We are convinced that the great majority of white Southerners are prepared to accept and abide by the Supreme Law of the Land. They, like us, want to be law-abiding citizens. Yet a small but determined minority resorts to threats, bodily assaults, cross-burnings, bombing, shooting and open defiance of the law in an attempt to force us to retreat. But we cannot in clear conscience turn back. We have no moral choice but to continue the struggle, not for ourselves alone but for all America. We have the God given duty to help save ourselves and our white brothers from tragic self-destruction in the quagmire of racial hate. We must continue to stand firm for our right to be first class citizens. Even in the face of death, we have no other choice. For if in carrying out this obligation we are killed, others, more resolute even than we, will rise to continue the drive to free the United States of the scourge of racial conflict.

In dedication to this task, we call upon all Negroes in the South and in the nation to assert their human dignity. We ask them to seek justice and reject all injustice, especially that in themselves. We pray that they will refuse further cooperation with the evil element which invites them to collude against themselves in return for bits of patronage. We know that such an assertion may cause them persecution; yet no matter how great the obstacles and suffering, we urge all Negroes to reject segregation.

But far beyond this, we call upon them to accept Christian Love in full knowledge of its power to defy evil. We call upon them to understand that non-violence is not a symbol of weakness or cowardice, but as Jesus demonstrated, non-violent resistance transforms weakness into strength and heeds courage in face of danger. We urge them, no matter how great the provocation, to dedicate themselves to this motto:

“Not one hair of one head of one white person shall be harmed.”

We advocate non-violence in words, thought and deed, we believe this spirit and this spirit alone can overcome the decades of mutual fear and suspicion that have infested and poisoned our Southern culture.

In this same spirit, we place the following concerns before white Southerners of goodwill:

  1. We call upon white Southern Christians to realize that the treatment of Negroes is a basic spiritual problem. We believe that no legal approach can fully redeem or reconcile man. We urge them in Christ’s name to join the struggle for justice. They, as individuals, can begin now:
    1. By working to see that all persons, regardless of color or creed, who seek the saving grace of Christ are accepted as equals in their churches.
    2. By encouraging schools and colleges controlled by the church to set an example of brotherhood.
    3. By speaking out in moral terms and by acting on the basis of their inner convictions, and accepting as Negro Christians must, the consequences of the Christian imperative.

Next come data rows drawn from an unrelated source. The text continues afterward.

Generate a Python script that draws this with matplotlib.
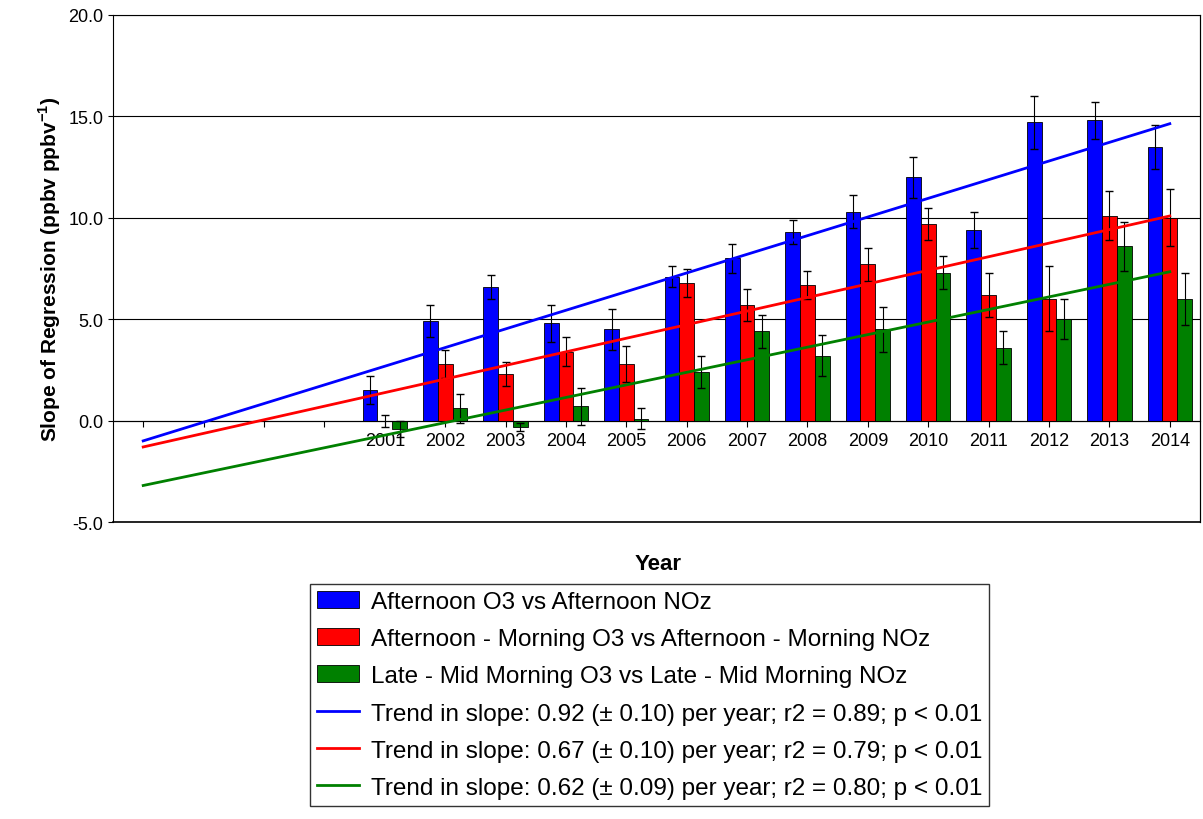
import numpy as np
import matplotlib.pyplot as plt

plt.rcParams['font.family'] = ['Liberation Sans', 'DejaVu Sans']
plt.rcParams['mathtext.fontset'] = 'custom'
plt.rcParams['mathtext.bf'] = 'Liberation Sans:bold'

years = list(range(1997, 2015))
labeled = [str(y) if y >= 2001 else '' for y in years]
afternoon = [np.nan]*4 + [1.5, 4.9, 6.6, 4.8, 4.5, 7.1, 8.0, 9.3, 10.3, 12.0, 9.4, 14.7, 14.8, 13.5]
afternoon_err = [0]*4 + [0.7, 0.8, 0.6, 0.9, 1.0, 0.5, 0.7, 0.6, 0.8, 1.0, 0.9, 1.3, 0.9, 1.1]
diff_am = [np.nan]*4 + [0.0, 2.8, 2.3, 3.4, 2.8, 6.8, 5.7, 6.7, 7.7, 9.7, 6.2, 6.0, 10.1, 10.0]
diff_am_err = [0]*4 + [0.3, 0.7, 0.6, 0.7, 0.9, 0.7, 0.8, 0.7, 0.8, 0.8, 1.1, 1.6, 1.2, 1.4]
late_mid = [np.nan]*4 + [-0.4, 0.6, -0.3, 0.7, 0.1, 2.4, 4.4, 3.2, 4.5, 7.3, 3.6, 5.0, 8.6, 6.0]
late_mid_err = [0]*4 + [0.4, 0.7, 0.2, 0.9, 0.5, 0.8, 0.8, 1.0, 1.1, 0.8, 0.8, 1.0, 1.2, 1.3]

trends = [(0.92, -1.0, 'blue', 'Trend in slope: 0.92 (± 0.10) per year; r2 = 0.89; p < 0.01'),
          (0.67, -1.3, 'red', 'Trend in slope: 0.67 (± 0.10) per year; r2 = 0.79; p < 0.01'),
          (0.62, -3.2, 'green', 'Trend in slope: 0.62 (± 0.09) per year; r2 = 0.80; p < 0.01')]

fig = plt.figure(figsize=(12.03, 8.2), dpi=100)
ax = fig.add_axes([113/1203, 1-523/820, 1087/1203, 507/820])
x = np.arange(len(years))
w = 0.245
series = [(afternoon, afternoon_err, 'blue', 'Afternoon O3 vs Afternoon NOz'),
          (diff_am, diff_am_err, 'red', 'Afternoon - Morning O3 vs Afternoon - Morning NOz'),
          (late_mid, late_mid_err, 'green', 'Late - Mid Morning O3 vs Late - Mid Morning NOz')]
handles = []
for i, (v, e, c, lab) in enumerate(series):
    b = ax.bar(x + (i-1)*w, v, w, color=c, edgecolor='black', linewidth=0.6, label=lab, zorder=2,
               yerr=np.where(np.isnan(v), np.nan, e), error_kw=dict(ecolor='black', elinewidth=0.8, capsize=3))
    handles.append(b)
for s, b0, c, lab in trends:
    l, = ax.plot(x, b0 + s*x, color=c, lw=2, label=lab, zorder=3)
    handles.append(l)

ax.set_xlim(-0.5, len(years)-0.5)
ax.set_ylim(-5, 20)
ax.set_yticks(np.arange(-5, 20.1, 5))
ax.set_yticklabels([f'{t:.1f}' for t in np.arange(-5, 20.1, 5)], fontsize=13)
ax.yaxis.grid(True, color='black', lw=0.8)
ax.set_axisbelow(True)
ax.spines['bottom'].set_position(('data', 0))
ax.set_xticks(x)
ax.set_xticklabels(labeled, fontsize=13)
ax.tick_params(axis='x', length=4, pad=4)
ax.plot([1, 1], [0, 1], transform=ax.transAxes, color='black', lw=0.8, clip_on=False)
ax.plot([0, 1], [0, 0], transform=ax.transAxes, color='black', lw=1.2, clip_on=False)
ax.set_ylabel(r'Slope of Regression (ppbv ppbv$^{\mathbf{-1}}$)', fontsize=15, fontweight='bold')
fig.text(658/1203, 1-565/820, 'Year', ha='center', va='center', fontsize=16, fontweight='bold')
leg = fig.legend(handles=handles, loc='upper left', bbox_to_anchor=(310/1203, 1-585/820),
                 fontsize=17.5, frameon=True, fancybox=False, edgecolor='black',
                 handlelength=1.7, handletextpad=0.5, labelspacing=0.62, borderaxespad=0, borderpad=0.3)
fig.savefig('out.png', dpi=100)
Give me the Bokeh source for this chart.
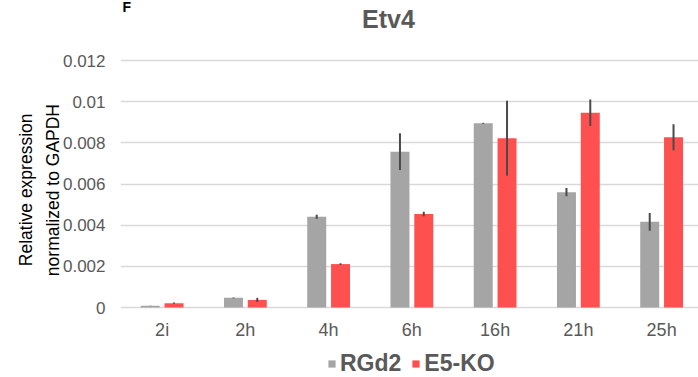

In this way they may well reduce the violence directed toward the Negro community; restore order and hasten reconciliation.
  2. We call upon every white Southerner to realize that the major choice may no longer be segregation or intergration, but anarchy or law. We remind them that communities control their destinies only when order prevails. Disorder places all major decisions in the hands of state or federal police. We do not prefer this, for our ultimate aim is to win understanding with our neighbors. In a profound sense, the lawlessness and violence our people face is blood upon the hands of Southern Christians. Far too many have silently stood by as a violent minority stalks over the southland. We implore men of goodwill to speak out for law and order.

As citizens and as representatives of equal rights movements all over the South, we cannot ignore the vital role that government could play in easing tensions and in helping Negroes secure their constitutional rights.

In recent years the Judicial Branch of government has behaved in a responsible manner. But not since Reconstruction days has the Congress passed any civil rights legislation. Since 1952, the Executive Branch has not clearly given direction to millions of confused citizens on questions relating to civil rights.

We therefore have called upon the Executive Branch of our government in the following manner:

  1. Today this conference wired Dwight D. Eisenhower, President of the United States, asking him to come south immediately, to make a major speech in a major Southern city urging all Southerners to accept and to abide by the Supreme Court’s decisions as the law of the Land. We further urged him to use the weight of his great office to point out to the South the moral nature of the problems posed at home and abroad by the unsolved civil rights issue.
  2. We also wired Vice-President Nixon urging him to make a tour of the South similar to the one he made on behalf of Hungarian refugees. We told him that through such a trip he could report to the President and the American people the economic boycotts, and reprisals, and bombing and violence directed against the persons and homes of Negroes who assert their rights under the Constitution. We further indicated that thousands of Negroes had fled Mississippi within the last year with no moral or financial help from their government.
  3. In the light of the Supreme Court decision in transportation and the Attorney General’s December meeting with federal district attorneys from the South, we today request that Mr. Brownell grant an interview with representatives of this conference to discuss the responsibility of the Department of Justice in maintaining order in several areas where Negroes and whites who stand for justice, fear for their lives.3

We have made this statement, believing that the trials of the present are not in vain. For we are convinced that if Negroes of the South steadfastly hold to justice and non-violence in their struggle for freedom, a miracle will be wrought—from this period of intense social conflict and that a society based on justice and equality for all, will gradually emerge in the South. Then we shall all be emotionally relieved and freed to turn our energies to making America truly “The land of the free and the home of the brave.”

1. John N. Popham, “President Urged to Talk on Rights,” New York Times, 12 January 1957.

2. King, Jemison, Shuttlesworth, and Steele to Grover C. Hall and to Thomas Thrasher, both dated 11 January 1957.

3. The authors refer to Brownell’s 10 December 1956 conference with thirty-three US. district attorneys at which he called for “voluntary compliance” by bus carriers with the Supreme Court’s 13 November 1956 ruling against Montgomery bus segregation in Browder v. Gayle. On 18 January Assistant Attorney General Warren Olney replied on behalf of Brownell. Olney’s telegram is not extant, but Brownell apparently declined to meet with King (see Olney to King, 30 January 1957).